WORDLE — The Science Fiction Writer’s Approach

I have been amused and delighted with a New York Time word puzzle game called Wordle, which is available, free to play, once per day, here: https://www.nytimes.com/games/wordle/index.html

It was developed by a man named Wardle, a welsh software engineer to amuse his girlfriend, who loved games.

The rules are similar to a pen-and-paper games such as Jotto or Mastermind. The player has six tries to guess a secret five-letter word, and is told when a letter is correct, and when its position is correct. Only dictionary words are allowed as guesses.

Sounds simple, doesn’t it?

For example:

Gray indicates a letter not found in the secret word; gold if the letter is correct but not the position; green if the position is correct.

Now, I think the example given above is bad tactics, because it is a waste of a guess in guess #2 to select a word with an E in the last position, when it is already known not to be there. More, it is a waste of a guess in guess #3 to repeat the letter R in the first position rather than eliminate more letters.

Now, being a science fiction writer, and therefore having a methodical bent of mind, I decided to adopt a scientifically fictional methodology.

First, the science:

I looked up the frequency of letter using in the English language, and then, later, growing wiser, the frequency of letter use in five-letter words in the English language.

Those of you who remember your Morse Code from Boy Scouts will recall that Morse deliberately made the more frequently appearing letters shorter and simpler dash-dot combinations.

In order, the letters more frequent in five letter words are:
a e r o i s t l n u y c d h m p b g k w f v z x j q

Naturally, to maximize efficiency, I should guess the most frequent letters first, but not use any words like ARRAY which repeat a letter.
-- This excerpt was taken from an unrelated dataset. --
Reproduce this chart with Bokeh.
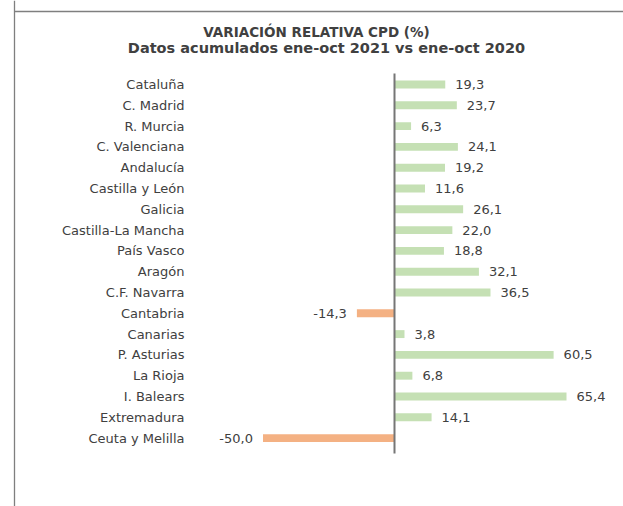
from bokeh.plotting import figure
from bokeh.models import ColumnDataSource, Range1d, Label
from bokeh.core.properties import value
from bokeh.embed import file_html
from bokeh.resources import INLINE

# ---- data ----
regions = ["Cataluña", "C. Madrid", "R. Murcia", "C. Valenciana", "Andalucía",
           "Castilla y León", "Galicia", "Castilla-La Mancha", "País Vasco", "Aragón",
           "C.F. Navarra", "Cantabria", "Canarias", "P. Asturias", "La Rioja",
           "I. Balears", "Extremadura", "Ceuta y Melilla"]
variation = [19.3, 23.7, 6.3, 24.1, 19.2, 11.6, 26.1, 22.0, 18.8, 32.1,
             36.5, -14.3, 3.8, 60.5, 6.8, 65.4, 14.1, -50.0]
title_text = "VARIACIÓN RELATIVA CPD (%)"
subtitle_text = "Datos acumulados ene-oct 2021 vs ene-oct 2020"

# ---- layout constants (pixels) ----
W, H = 623, 506
PX_UNIT = 2.63          # px per percentage point
ZERO_PX = 394           # canvas x of zero line
ROW0_PX = 84            # canvas y of first row
ROW_PX = 20.8           # row spacing
GAP_PX = 10
LABEL_RIGHT_PX = 184

FONT = "DejaVu Sans"
TXT = "#404040"
GREEN = "#C5E0B4"
ORANGE = "#F4B183"

x0 = -ZERO_PX / PX_UNIT
x1 = (W - ZERO_PX) / PX_UNIT
y_top = -ROW0_PX / ROW_PX
y_bot = (H - ROW0_PX) / ROW_PX

rows = list(range(len(regions)))
colors = [GREEN if v >= 0 else ORANGE for v in variation]
gap = GAP_PX / PX_UNIT
lab_x = [v + gap if v >= 0 else v - gap for v in variation]
lab_align = ["left" if v >= 0 else "right" for v in variation]
lab_txt = [f"{v:.1f}".replace(".", ",") for v in variation]
cat_x = [(LABEL_RIGHT_PX - ZERO_PX) / PX_UNIT] * len(regions)

src = ColumnDataSource(dict(y=rows, v=variation, c=colors, lx=lab_x, la=lab_align,
                            lt=lab_txt, cx=cat_x, name=regions))

p = figure(width=W, height=H, output_backend="svg", toolbar_location=None,
           x_range=Range1d(x0, x1), y_range=Range1d(y_bot, y_top),
           min_border=0, x_axis_type=None, y_axis_type=None)
p.outline_line_color = None
p.grid.visible = False
p.background_fill_color = "white"

p.hbar(y="y", left=0, right="v", height=0.38, fill_color="c", line_color=None, source=src)

# zero line
p.segment(x0=[0], y0=[(73 - ROW0_PX) / ROW_PX], x1=[0], y1=[(453 - ROW0_PX) / ROW_PX],
          line_color="#767676", line_width=2)

# frame lines (left and top)
fx = (14 - ZERO_PX) / PX_UNIT
fy = (11 - ROW0_PX) / ROW_PX
p.segment(x0=[fx, fx], y0=[y_bot, fy], x1=[fx, x1], y1=[y_top, fy], line_color="#7f7f7f", line_width=1.3)

p.text(x="lx", y="y", text="lt", text_align="la", text_baseline="middle",
       text_font=value(FONT), text_font_size="13px", text_color=TXT, source=src)
p.text(x="cx", y="y", text="name", text_align="right", text_baseline="middle",
       text_font=value(FONT), text_font_size="13px", text_color=TXT, source=src)

p.add_layout(Label(x=316, y=H - 31, x_units="screen", y_units="screen", text=title_text,
                   text_align="center", text_baseline="middle", text_font=FONT,
                   text_font_size="13.5px", text_font_style="bold", text_color=TXT))
p.add_layout(Label(x=326, y=H - 47, x_units="screen", y_units="screen", text=subtitle_text,
                   text_align="center", text_baseline="middle", text_font=FONT,
                   text_font_size="14.5px", text_font_style="bold", text_color=TXT))

open("out.html", "w").write(file_html(p, INLINE))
This is a “brute force” approach, trying to get as many letters as possible in as few words.

ADIEU is a fine guess for a first guess Wordle word, since it identifies all vowels but O and sometimes Y. However, this means every subsequent guess will have at least one useless letter, and I am trying to clear as much of the alphabet as possible.

So I calculated the following words guess the most letters in the least guesses, grouping the more frequent letters as much as possible in the earlier guesses:
ABIDE
SNORT
LYMPH
QUICK
WRONG

The first two words eliminate all but one of the first nine most frequent letters: a e r o i s t l n

Not all letters in the alphabet can be eliminated in five guesses, so the unknown letters remaining after the last guess are the least frequent: f v z x j

As you can see, QUICK in the fourth guess repeats the letter I, and WRONG repeats three letters in the fifth guess. But, as best I can tell, no English word exists that does not repeat at least three letters. And it is absurd to guess Q, since that is the least frequent letter of all in the five-letter word list, but I could not think of any other word that would allow me to eliminate UCK that did not repeat a letter already guessed.

(Any only five letter words are allowed, not four letter words, so get your mind out of the gutter.)

However, the Wordle game also gives you position information, and the secret word must be a five letter word. The New York Times prefers common words over obscure ones, and never uses a plural ending in S as a word.

It may be wiser to guess for position for the fifth guess rather than eliminate two letters.

Second the fiction: use your imagination. Think of what word it might be, imagining every non-eliminated letter in every position.

Usually this is enough information, knowing the rules of English, to guess a solid guess.

The basic trick is to keep an eye on the gold letters, and not to guess any word with a letter in the wrong position. Also basic is to keep in mind that any green or gold letter may be a repeated letter.

Using this brute-force method, I have played hundreds of times, including practice games, and failed to guess exactly twice.

And there are websites willing to give you hints or help you think of words.

Now, please note the brute force approach favors guessing letters over guessing position, and may involve an extra guess or two above a more elegant positional method.

For example, if given the puzzle above, the science fiction approach gives:

Once you have five letters, no more need be eliminated.

This involves one guess more than the example given above: a seemingly wasted guess to eliminate the letters in LYMPH.

And, to use the science fictional method, one has to be “fictional” enough, that is, imaginative enough, to be willing to cycle through possibilities enough to determine that the only five letter word in English with the letters b, e, r, s and u is REBUS.

Is this method perfect? By no means. If there were a perfect tactic to win every time, there is little challenge in the game.